▽
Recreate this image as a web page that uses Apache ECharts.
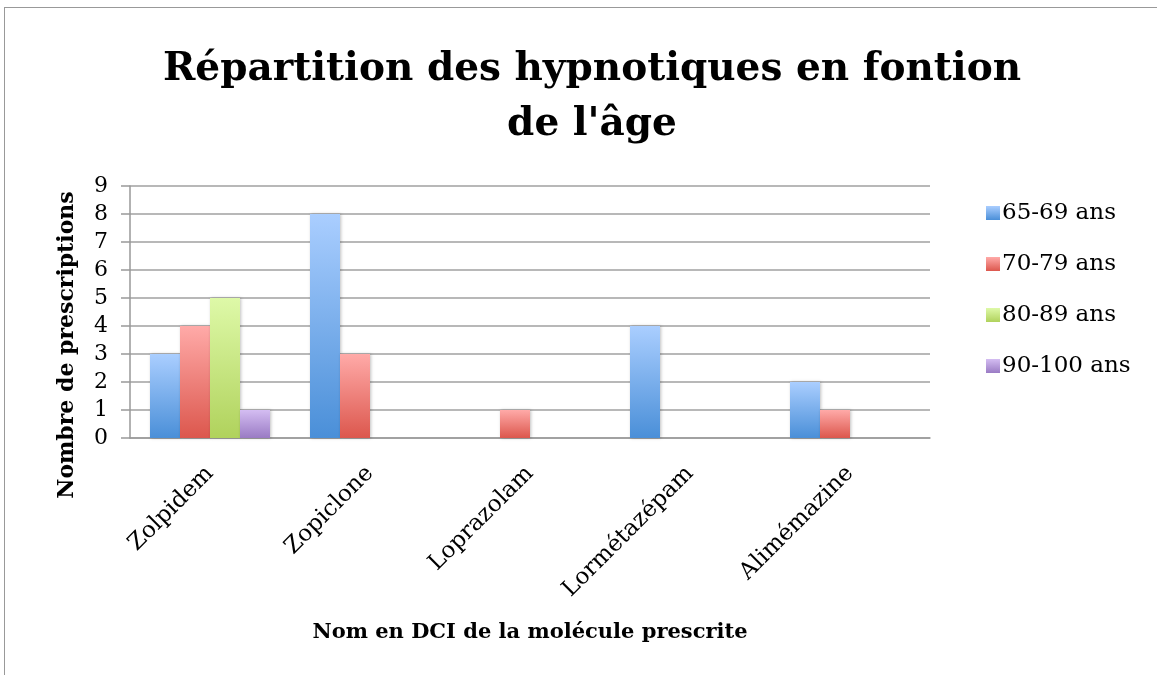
<!DOCTYPE html>
<html>
<head>
<meta charset="utf-8">
<script src="https://cdn.jsdelivr.net/npm/echarts@6/dist/echarts.min.js"></script>
<style>
    html, body { margin: 0; padding: 0; background: #fff; }
    #frame { position: absolute; left: 4px; top: 7px; width: 1170px; height: 680px; border: 1px solid #999; box-sizing: border-box; }
    #chart { position: absolute; left: 0; top: 0; width: 1157px; height: 675px; }
</style>
</head>
<body>
<div id="frame"></div>
<div id="chart"></div>
<script>
    const categories = ['Zolpidem', 'Zopiclone', 'Loprazolam', 'Lormétazépam', 'Alimémazine'];
    const seriesNames = ['65-69 ans', '70-79 ans', '80-89 ans', '90-100 ans'];
    const age65 = [3, 8, null, 4, 2];
    const age70 = [4, 3, 1, null, 1];
    const age80 = [5, null, null, null, null];
    const age90 = [1, null, null, null, null];
    const yTicks = [0, 1, 2, 3, 4, 5, 6, 7, 8, 9];

    const colors = [
        ['#aaceff', '#4a8fd8'],
        ['#ffaaa8', '#dc574d'],
        ['#def9a8', '#b0d25c'],
        ['#d4bdf2', '#9a7bc4']
    ];

    function grad(c) {
        return new echarts.graphic.LinearGradient(0, 0, 0, 1, [
            {offset: 0, color: c[0]},
            {offset: 1, color: c[1]}
        ]);
    }

    const serif = '"DejaVu Serif", "Liberation Serif", serif';
    const chart = echarts.init(document.getElementById('chart'));

    const data = [age65, age70, age80, age90];
    const series = seriesNames.map((name, i) => ({
        name: name,
        type: 'bar',
        data: data[i],
        barGap: '0%',
        barCategoryGap: '25%',
        itemStyle: {
            color: grad(colors[i]),
            shadowColor: 'rgba(0,0,0,0.25)',
            shadowBlur: 3,
            shadowOffsetX: 1
        }
    }));

    chart.setOption({
        animation: false,
        title: {
            text: "Répartition des hypnotiques en fontion\nde l'âge",
            left: 587,
            textAlign: 'center',
            top: 37,
            textStyle: {
                fontFamily: serif,
                fontWeight: 'bold',
                fontSize: 39,
                lineHeight: 55,
                color: '#000'
            }
        },
        legend: {
            orient: 'vertical',
            left: 981,
            top: 196,
            itemWidth: 14,
            itemHeight: 14,
            itemGap: 27,
            icon: 'rect',
            textStyle: {fontFamily: serif, fontSize: 23, lineHeight: 24, color: '#000', padding: [0, 0, 0, -3]},
            data: seriesNames
        },
        grid: {
            left: 130,
            right: 227,
            top: 186,
            bottom: 237,
            containLabel: false
        },
        xAxis: {
            type: 'category',
            data: categories,
            name: 'Nom en DCI de la molécule prescrite',
            nameLocation: 'middle',
            nameGap: 184,
            nameTextStyle: {fontFamily: serif, fontWeight: 'bold', fontSize: 21, color: '#000'},
            axisLine: {lineStyle: {color: '#999', width: 1.5}},
            axisTick: {show: false},
            axisLabel: {
                rotate: 45,
                fontFamily: serif,
                fontSize: 23,
                color: '#000',
                margin: 32
            }
        },
        yAxis: {
            type: 'value',
            min: 0,
            max: 9,
            interval: 1,
            name: 'Nombre de prescriptions',
            nameLocation: 'middle',
            nameGap: 52,
            nameTextStyle: {fontFamily: serif, fontWeight: 'bold', fontSize: 22, color: '#000', padding: [0, 66, 0, 0]},
            axisLine: {show: true, lineStyle: {color: '#999', width: 1.5}},
            axisTick: {show: true, length: 9, lineStyle: {color: '#999', width: 1.5}},
            axisLabel: {
                fontFamily: serif,
                fontSize: 22,
                color: '#000',
                margin: 22,
                formatter: v => yTicks.includes(v) ? String(v) : ''
            },
            splitLine: {lineStyle: {color: '#a0a0a0', width: 1.5}}
        },
        series: series
    });
</script>
</body>
</html>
△
→ **CHALLENGE**: Restate the data above word for word. Skip every picture.

→ **TASK OUTPUT**:
Recreate this image as a web page that uses Apache ECharts.
<!DOCTYPE html>
<html>
<head>
<meta charset="utf-8">
<script src="https://cdn.jsdelivr.net/npm/echarts@6/dist/echarts.min.js"></script>
<style>
    html, body { margin: 0; padding: 0; background: #fff; }
    #frame { position: absolute; left: 4px; top: 7px; width: 1170px; height: 680px; border: 1px solid #999; box-sizing: border-box; }
    #chart { position: absolute; left: 0; top: 0; width: 1157px; height: 675px; }
</style>
</head>
<body>
<div id="frame"></div>
<div id="chart"></div>
<script>
    const categories = ['Zolpidem', 'Zopiclone', 'Loprazolam', 'Lormétazépam', 'Alimémazine'];
    const seriesNames = ['65-69 ans', '70-79 ans', '80-89 ans', '90-100 ans'];
    const age65 = [3, 8, null, 4, 2];
    const age70 = [4, 3, 1, null, 1];
    const age80 = [5, null, null, null, null];
    const age90 = [1, null, null, null, null];
    const yTicks = [0, 1, 2, 3, 4, 5, 6, 7, 8, 9];

    const colors = [
        ['#aaceff', '#4a8fd8'],
        ['#ffaaa8', '#dc574d'],
        ['#def9a8', '#b0d25c'],
        ['#d4bdf2', '#9a7bc4']
    ];

    function grad(c) {
        return new echarts.graphic.LinearGradient(0, 0, 0, 1, [
            {offset: 0, color: c[0]},
            {offset: 1, color: c[1]}
        ]);
    }

    const serif = '"DejaVu Serif", "Liberation Serif", serif';
    const chart = echarts.init(document.getElementById('chart'));

    const data = [age65, age70, age80, age90];
    const series = seriesNames.map((name, i) => ({
        name: name,
        type: 'bar',
        data: data[i],
        barGap: '0%',
        barCategoryGap: '25%',
        itemStyle: {
            color: grad(colors[i]),
            shadowColor: 'rgba(0,0,0,0.25)',
            shadowBlur: 3,
            shadowOffsetX: 1
        }
    }));

    chart.setOption({
        animation: false,
        title: {
            text: "Répartition des hypnotiques en fontion\nde l'âge",
            left: 587,
            textAlign: 'center',
            top: 37,
            textStyle: {
                fontFamily: serif,
                fontWeight: 'bold',
                fontSize: 39,
                lineHeight: 55,
                color: '#000'
            }
        },
        legend: {
            orient: 'vertical',
            left: 981,
            top: 196,
            itemWidth: 14,
            itemHeight: 14,
            itemGap: 27,
            icon: 'rect',
            textStyle: {fontFamily: serif, fontSize: 23, lineHeight: 24, color: '#000', padding: [0, 0, 0, -3]},
            data: seriesNames
        },
        grid: {
            left: 130,
            right: 227,
            top: 186,
            bottom: 237,
            containLabel: false
        },
        xAxis: {
            type: 'category',
            data: categories,
            name: 'Nom en DCI de la molécule prescrite',
            nameLocation: 'middle',
            nameGap: 184,
            nameTextStyle: {fontFamily: serif, fontWeight: 'bold', fontSize: 21, color: '#000'},
            axisLine: {lineStyle: {color: '#999', width: 1.5}},
            axisTick: {show: false},
            axisLabel: {
                rotate: 45,
                fontFamily: serif,
                fontSize: 23,
                color: '#000',
                margin: 32
            }
        },
        yAxis: {
            type: 'value',
            min: 0,
            max: 9,
            interval: 1,
            name: 'Nombre de prescriptions',
            nameLocation: 'middle',
            nameGap: 52,
            nameTextStyle: {fontFamily: serif, fontWeight: 'bold', fontSize: 22, color: '#000', padding: [0, 66, 0, 0]},
            axisLine: {show: true, lineStyle: {color: '#999', width: 1.5}},
            axisTick: {show: true, length: 9, lineStyle: {color: '#999', width: 1.5}},
            axisLabel: {
                fontFamily: serif,
                fontSize: 22,
                color: '#000',
                margin: 22,
                formatter: v => yTicks.includes(v) ? String(v) : ''
            },
            splitLine: {lineStyle: {color: '#a0a0a0', width: 1.5}}
        },
        series: series
    });
</script>
</body>
</html>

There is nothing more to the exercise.